[Begin THE INPUT]

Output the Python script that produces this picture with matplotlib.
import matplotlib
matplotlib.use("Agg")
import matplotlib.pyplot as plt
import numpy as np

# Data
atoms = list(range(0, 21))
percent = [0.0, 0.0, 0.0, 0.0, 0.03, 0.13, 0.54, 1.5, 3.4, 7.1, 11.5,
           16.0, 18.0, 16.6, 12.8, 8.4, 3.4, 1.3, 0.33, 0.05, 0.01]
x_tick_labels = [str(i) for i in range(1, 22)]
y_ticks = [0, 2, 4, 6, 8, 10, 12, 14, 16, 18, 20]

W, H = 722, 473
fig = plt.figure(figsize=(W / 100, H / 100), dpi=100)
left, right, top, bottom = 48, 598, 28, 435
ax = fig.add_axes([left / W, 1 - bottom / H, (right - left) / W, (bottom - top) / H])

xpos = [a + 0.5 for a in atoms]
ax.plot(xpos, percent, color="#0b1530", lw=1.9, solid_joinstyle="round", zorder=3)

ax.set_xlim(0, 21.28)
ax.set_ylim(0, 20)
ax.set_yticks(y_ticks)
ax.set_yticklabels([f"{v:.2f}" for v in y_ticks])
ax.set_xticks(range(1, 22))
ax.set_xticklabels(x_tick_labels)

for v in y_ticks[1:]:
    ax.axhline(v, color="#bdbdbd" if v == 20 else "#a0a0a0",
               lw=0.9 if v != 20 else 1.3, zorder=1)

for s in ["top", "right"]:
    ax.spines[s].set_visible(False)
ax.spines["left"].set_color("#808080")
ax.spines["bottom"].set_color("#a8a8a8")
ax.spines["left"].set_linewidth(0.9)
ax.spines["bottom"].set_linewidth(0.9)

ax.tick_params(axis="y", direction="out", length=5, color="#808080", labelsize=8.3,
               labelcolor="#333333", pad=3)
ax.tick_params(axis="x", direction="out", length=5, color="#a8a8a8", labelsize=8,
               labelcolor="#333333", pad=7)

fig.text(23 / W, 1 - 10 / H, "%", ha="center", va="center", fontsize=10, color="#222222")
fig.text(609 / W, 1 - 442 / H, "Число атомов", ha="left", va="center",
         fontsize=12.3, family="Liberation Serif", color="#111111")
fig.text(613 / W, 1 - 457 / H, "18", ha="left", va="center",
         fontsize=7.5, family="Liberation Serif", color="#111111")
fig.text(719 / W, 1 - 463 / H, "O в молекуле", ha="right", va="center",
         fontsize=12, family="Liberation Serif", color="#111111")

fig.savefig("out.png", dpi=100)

[End THE INPUT]
[Begin THE INPUT]

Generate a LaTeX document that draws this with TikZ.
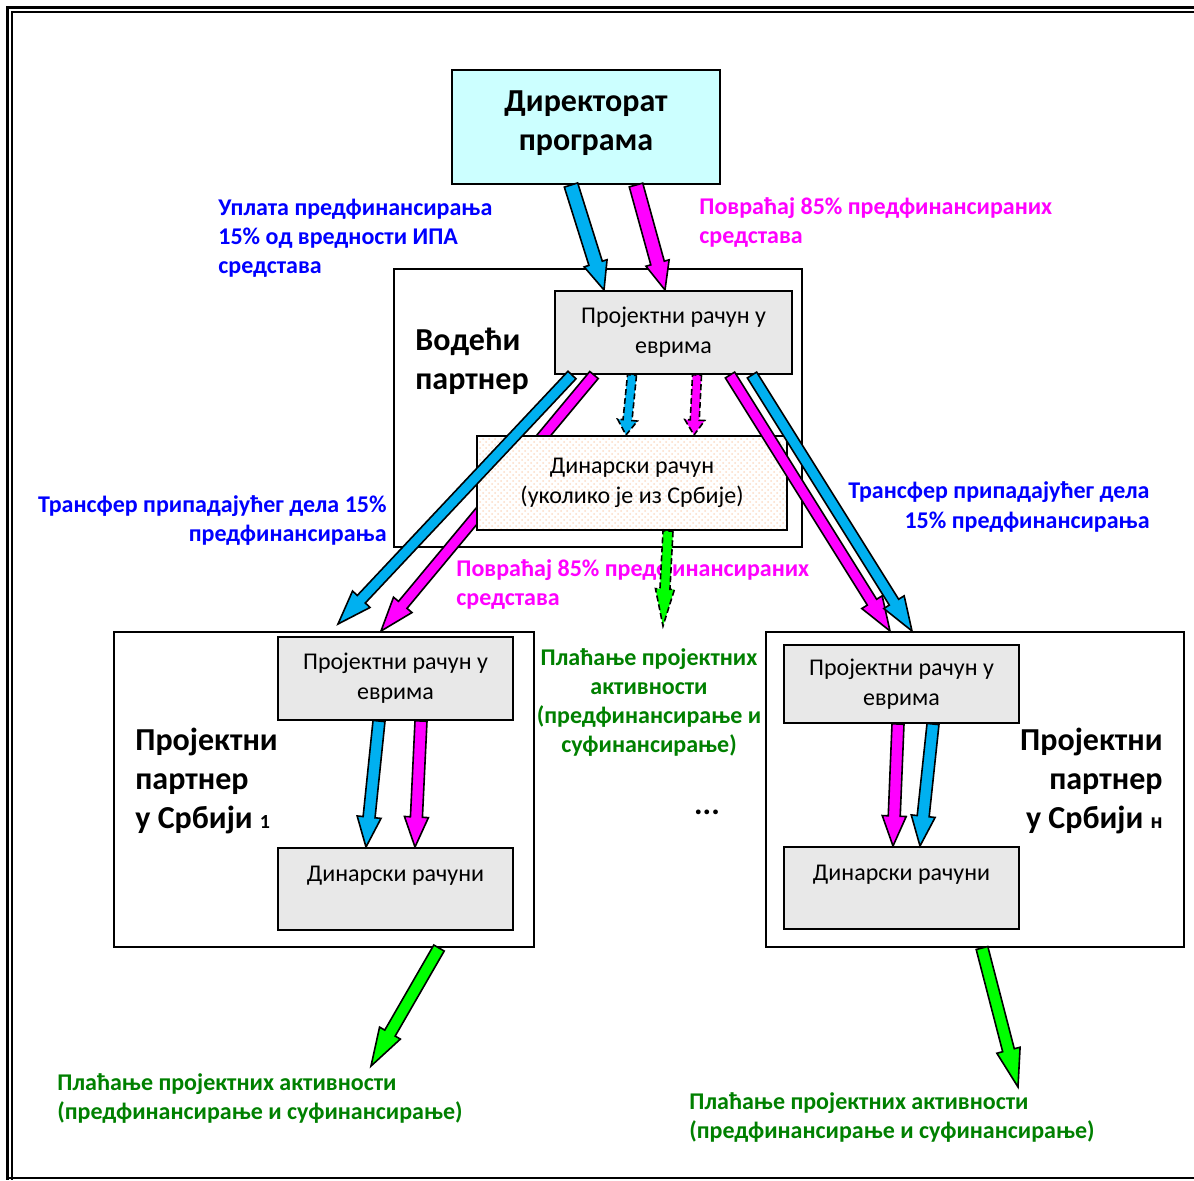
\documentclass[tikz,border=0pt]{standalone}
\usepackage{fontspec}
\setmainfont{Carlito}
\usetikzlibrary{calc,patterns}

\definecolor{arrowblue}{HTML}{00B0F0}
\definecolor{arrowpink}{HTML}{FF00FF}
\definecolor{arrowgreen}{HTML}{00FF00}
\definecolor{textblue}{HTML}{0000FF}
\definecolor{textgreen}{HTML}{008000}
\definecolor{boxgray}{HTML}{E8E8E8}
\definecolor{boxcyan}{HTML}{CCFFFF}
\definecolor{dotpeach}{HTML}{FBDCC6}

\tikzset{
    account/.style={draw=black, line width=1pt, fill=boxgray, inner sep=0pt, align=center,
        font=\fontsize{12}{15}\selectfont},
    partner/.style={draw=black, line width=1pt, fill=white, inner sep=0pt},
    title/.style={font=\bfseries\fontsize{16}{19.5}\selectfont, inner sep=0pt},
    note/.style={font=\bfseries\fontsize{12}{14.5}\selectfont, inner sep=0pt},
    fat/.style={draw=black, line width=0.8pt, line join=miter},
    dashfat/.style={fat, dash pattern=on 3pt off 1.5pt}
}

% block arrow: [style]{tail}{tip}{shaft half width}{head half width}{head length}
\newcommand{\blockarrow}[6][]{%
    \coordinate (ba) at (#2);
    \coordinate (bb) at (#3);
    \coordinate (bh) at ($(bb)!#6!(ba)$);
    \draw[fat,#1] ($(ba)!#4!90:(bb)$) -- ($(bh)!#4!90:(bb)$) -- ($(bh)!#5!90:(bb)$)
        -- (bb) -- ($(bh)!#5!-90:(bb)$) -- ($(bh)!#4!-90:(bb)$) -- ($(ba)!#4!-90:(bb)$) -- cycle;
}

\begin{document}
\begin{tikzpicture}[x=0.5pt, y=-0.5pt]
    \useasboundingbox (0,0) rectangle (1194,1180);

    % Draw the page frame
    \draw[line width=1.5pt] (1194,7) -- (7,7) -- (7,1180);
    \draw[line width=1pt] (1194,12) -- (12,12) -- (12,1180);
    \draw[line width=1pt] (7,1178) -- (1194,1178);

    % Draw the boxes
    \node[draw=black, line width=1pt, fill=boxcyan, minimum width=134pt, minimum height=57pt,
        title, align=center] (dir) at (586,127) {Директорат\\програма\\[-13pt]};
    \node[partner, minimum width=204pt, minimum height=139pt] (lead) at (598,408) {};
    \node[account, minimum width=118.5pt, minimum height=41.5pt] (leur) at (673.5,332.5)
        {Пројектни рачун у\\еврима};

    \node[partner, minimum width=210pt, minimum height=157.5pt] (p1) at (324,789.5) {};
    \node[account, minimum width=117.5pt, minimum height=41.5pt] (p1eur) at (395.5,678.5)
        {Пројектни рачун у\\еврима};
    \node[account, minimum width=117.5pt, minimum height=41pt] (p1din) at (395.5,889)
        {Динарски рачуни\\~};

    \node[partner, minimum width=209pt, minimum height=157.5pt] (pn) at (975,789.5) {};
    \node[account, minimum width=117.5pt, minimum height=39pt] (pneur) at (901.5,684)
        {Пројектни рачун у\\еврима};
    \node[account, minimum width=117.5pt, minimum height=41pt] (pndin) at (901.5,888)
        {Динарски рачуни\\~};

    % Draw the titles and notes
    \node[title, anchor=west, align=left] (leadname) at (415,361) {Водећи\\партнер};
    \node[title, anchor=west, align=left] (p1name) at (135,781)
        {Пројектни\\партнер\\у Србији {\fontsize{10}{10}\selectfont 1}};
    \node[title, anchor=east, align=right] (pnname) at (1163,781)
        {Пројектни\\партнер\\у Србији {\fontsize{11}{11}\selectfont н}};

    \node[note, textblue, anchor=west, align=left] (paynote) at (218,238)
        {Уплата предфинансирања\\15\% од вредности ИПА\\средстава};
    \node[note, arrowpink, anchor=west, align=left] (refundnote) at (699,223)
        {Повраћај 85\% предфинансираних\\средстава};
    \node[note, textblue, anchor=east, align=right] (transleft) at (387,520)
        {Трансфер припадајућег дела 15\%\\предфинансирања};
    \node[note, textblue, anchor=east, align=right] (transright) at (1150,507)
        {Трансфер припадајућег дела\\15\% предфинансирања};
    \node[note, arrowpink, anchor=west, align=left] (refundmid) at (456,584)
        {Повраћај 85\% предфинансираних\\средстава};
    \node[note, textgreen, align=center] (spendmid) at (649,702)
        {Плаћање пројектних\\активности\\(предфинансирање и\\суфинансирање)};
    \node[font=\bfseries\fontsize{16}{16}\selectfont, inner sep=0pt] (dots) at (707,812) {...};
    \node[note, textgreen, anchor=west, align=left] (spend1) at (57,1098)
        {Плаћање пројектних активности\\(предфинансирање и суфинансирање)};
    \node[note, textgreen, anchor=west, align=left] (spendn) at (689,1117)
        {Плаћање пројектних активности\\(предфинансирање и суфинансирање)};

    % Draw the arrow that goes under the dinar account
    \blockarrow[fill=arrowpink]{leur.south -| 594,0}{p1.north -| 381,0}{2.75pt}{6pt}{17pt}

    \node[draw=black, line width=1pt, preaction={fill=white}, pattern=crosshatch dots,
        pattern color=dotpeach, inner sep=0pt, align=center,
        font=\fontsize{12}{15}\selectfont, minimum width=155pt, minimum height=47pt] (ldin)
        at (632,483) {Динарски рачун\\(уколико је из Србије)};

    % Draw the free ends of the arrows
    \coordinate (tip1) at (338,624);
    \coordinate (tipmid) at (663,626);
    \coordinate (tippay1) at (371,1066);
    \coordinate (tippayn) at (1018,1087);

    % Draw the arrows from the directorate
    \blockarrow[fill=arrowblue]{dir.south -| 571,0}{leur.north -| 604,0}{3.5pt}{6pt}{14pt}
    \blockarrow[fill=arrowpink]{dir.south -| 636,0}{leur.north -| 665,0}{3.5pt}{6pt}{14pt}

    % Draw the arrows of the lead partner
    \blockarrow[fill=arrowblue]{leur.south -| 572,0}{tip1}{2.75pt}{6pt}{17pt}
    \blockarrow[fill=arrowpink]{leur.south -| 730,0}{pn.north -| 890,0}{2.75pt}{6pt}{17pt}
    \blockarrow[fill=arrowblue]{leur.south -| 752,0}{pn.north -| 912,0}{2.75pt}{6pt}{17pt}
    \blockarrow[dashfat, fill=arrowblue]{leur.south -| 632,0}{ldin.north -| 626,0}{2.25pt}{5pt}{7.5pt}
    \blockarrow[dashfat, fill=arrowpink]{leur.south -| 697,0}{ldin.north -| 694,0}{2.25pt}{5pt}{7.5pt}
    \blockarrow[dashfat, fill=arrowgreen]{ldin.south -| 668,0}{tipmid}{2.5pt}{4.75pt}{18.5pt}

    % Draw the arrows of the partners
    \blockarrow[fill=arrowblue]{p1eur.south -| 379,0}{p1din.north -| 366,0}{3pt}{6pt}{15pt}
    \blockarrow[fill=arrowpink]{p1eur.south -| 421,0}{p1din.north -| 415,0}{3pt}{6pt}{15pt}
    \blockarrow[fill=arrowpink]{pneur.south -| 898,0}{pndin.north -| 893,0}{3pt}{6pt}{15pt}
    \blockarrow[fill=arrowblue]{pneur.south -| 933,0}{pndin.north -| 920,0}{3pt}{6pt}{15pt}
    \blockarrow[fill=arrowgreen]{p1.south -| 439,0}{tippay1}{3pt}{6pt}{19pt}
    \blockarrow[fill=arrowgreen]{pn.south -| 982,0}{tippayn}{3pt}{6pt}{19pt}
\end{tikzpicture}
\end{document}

[End THE INPUT]

WHAT THE TASK ASKS: Looking at the records above, report how many lines contain the word "this". Answer with the number only.

WRITTEN RESPONSE: 2